Walnut does lovely things to bread. On the surface, walnuts are a deep brown color with dark red undertones. But put them into a long fermenting loaf of sourdough, and they magically turn a dark, beautiful purple. Put enough walnuts into a loaf and you can slice it open to reveal a beautiful purple loaf! This loaf only has 15% walnuts to the weight of the flour, so all we have a little pocket of purple sprinkled throughout. I quite like this ratio, though, as each bite of walnut is distinct and delicious. That, with the depth of flavor that rye provides lends itself to a delicious loaf indeed.
To prepare the walnuts for this loaf, they are first toasted. I find that toasting nuts enhances their flavor enormously and makes them crunchier, and thus more fun to snack on! So, be sure to roast an extra handful or so for snacking purposes. I roasted these walnuts in a pan on the stove, and in general, it’s very important to keep a vigilant eye out when roasting nuts as all of the oils in them can easily burn. This does not lead to a delicious end product. I add these nuts in right before my first stretch and fold as the dough has relaxed from all the initial mixing and is more able to accept the walnuts. I have found this loaf is most delicious with salted butter and honey, but does go quite well with avocado, too!
Bread of the Week: Walnut Rye Sourdough
|Yield: 1 loaf of bread|
A delicious walnut rye loaf with depth from the rye flour and the nutty crunch of walnuts sprinkled throughout.
- For the dough:
- 20% levain (100g)
- 75% water at about 80F (375g)
- 80% all purpose flour (400g)
- 5% whole wheat flour (25g)
- 15% dark rye flour (75g)
- 15% walnuts (75g)
- 2% salt (10 g)
- For the levain amount used in the recipe:
- 10 g 100% hydration starter
- 25 g whole wheat flour
- 25 g all purpose flour
- 50 g water at about 80F
- First make the levain:
- The night before you are going to mix the dough, combine all of your ingredients for the levain in a large mason jar. Set into a warmish place (about 70-75F) to rise for about 8-10 hours. I often put mine in the oven with the oven light on depending on how cold it is outside.
- Then toast the walnuts:
- Place the walnuts in a heavy bottomed skillet over medium heat. Stir continuously until they have slightly darkened and smell nutty. Remove from the skillet, set aside and cool.
- Then make the bread dough:
- The levain should be just under doubled in size and very bubbly. Place the water into the bowl of a stand mixer and add in your levain. Using the paddle mixer, stir until fully incorporated.
- Add in the flours and mix until all the flour is hydrated. Cover with a plate and allow to autolyse for about 40-60 minutes.
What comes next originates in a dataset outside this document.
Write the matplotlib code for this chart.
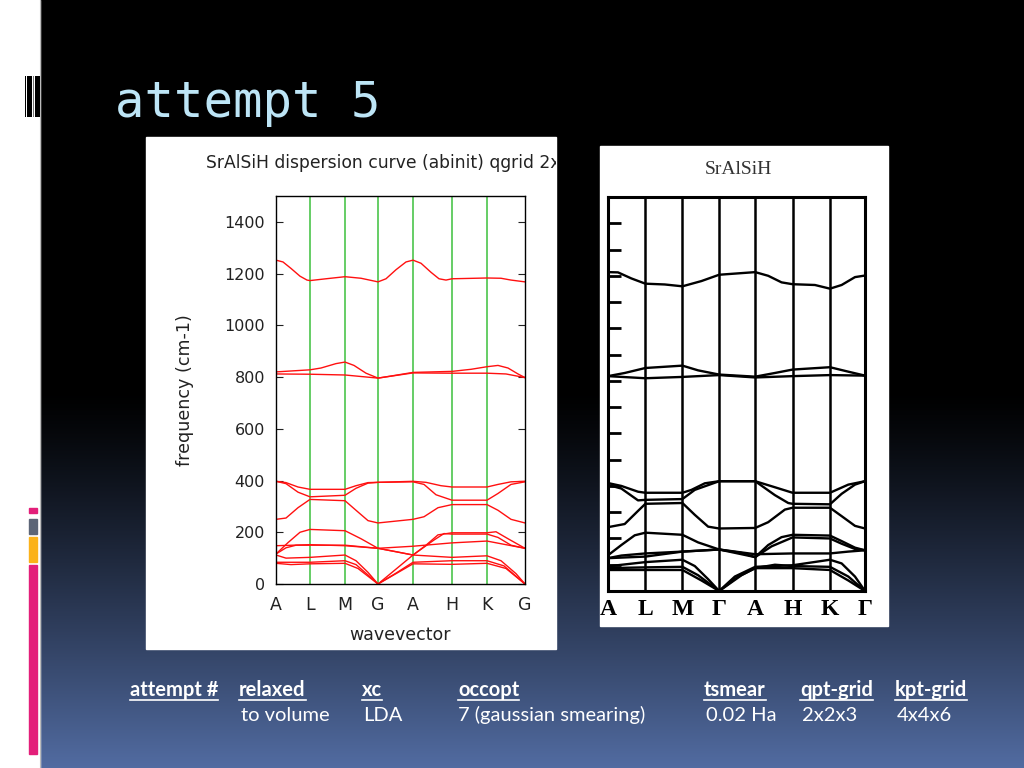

- After the autolyse is complete, add the salt and stir with the dough hook for about 3 minutes on medium speed. You can also slap and fold on the counter top. The dough should start to look more cohesive and smooth.
- Transfer the dough to a dough bucket and place in a warmish place to rise. After about 30-45 minutes, add the walnuts and stretch the dough, folding it over on itself until the walnuts are fully incorporated. After that, every 30-45 minutes, stretch and fold the dough to aerate, a total of 4 times.
- Once the dough is almost doubled in size, transfer onto a floured countertop and shape into a boule. Dust with flour and cover with a dishcloth and allow to rest for 30 minutes.
- Shape into a boule or a batard and transfer to a cloth lined banneton. Cover with a dishtowel and place in the fridge to retard overnight.
- Make the bread:
- The next morning, about 1.5 hours before you want to bake, place a dutch oven into the oven and preheat at 500F. Once the oven hits 500F, allow to continue to heat for about 30 to 45 minutes.
- Remove the bread from the fridge, and flip onto a piece of parchment paper cut to just larger than the banneton. Dust with flour and score the loaf with a lame.
- Very carefully, remove the dutch oven from the oven. Using the parchment paper as a sling, carefully transfer the loaf to the dutch oven. Cover, and place in oven. Turn the heat down to 475F.
- Bake covered for 30 minutes. Uncover and bake for an additional 5-15 minutes or until deeply brown.
- Carefully flip out of the dutch oven, and remove the parchment paper, and place on a wire rack to cool.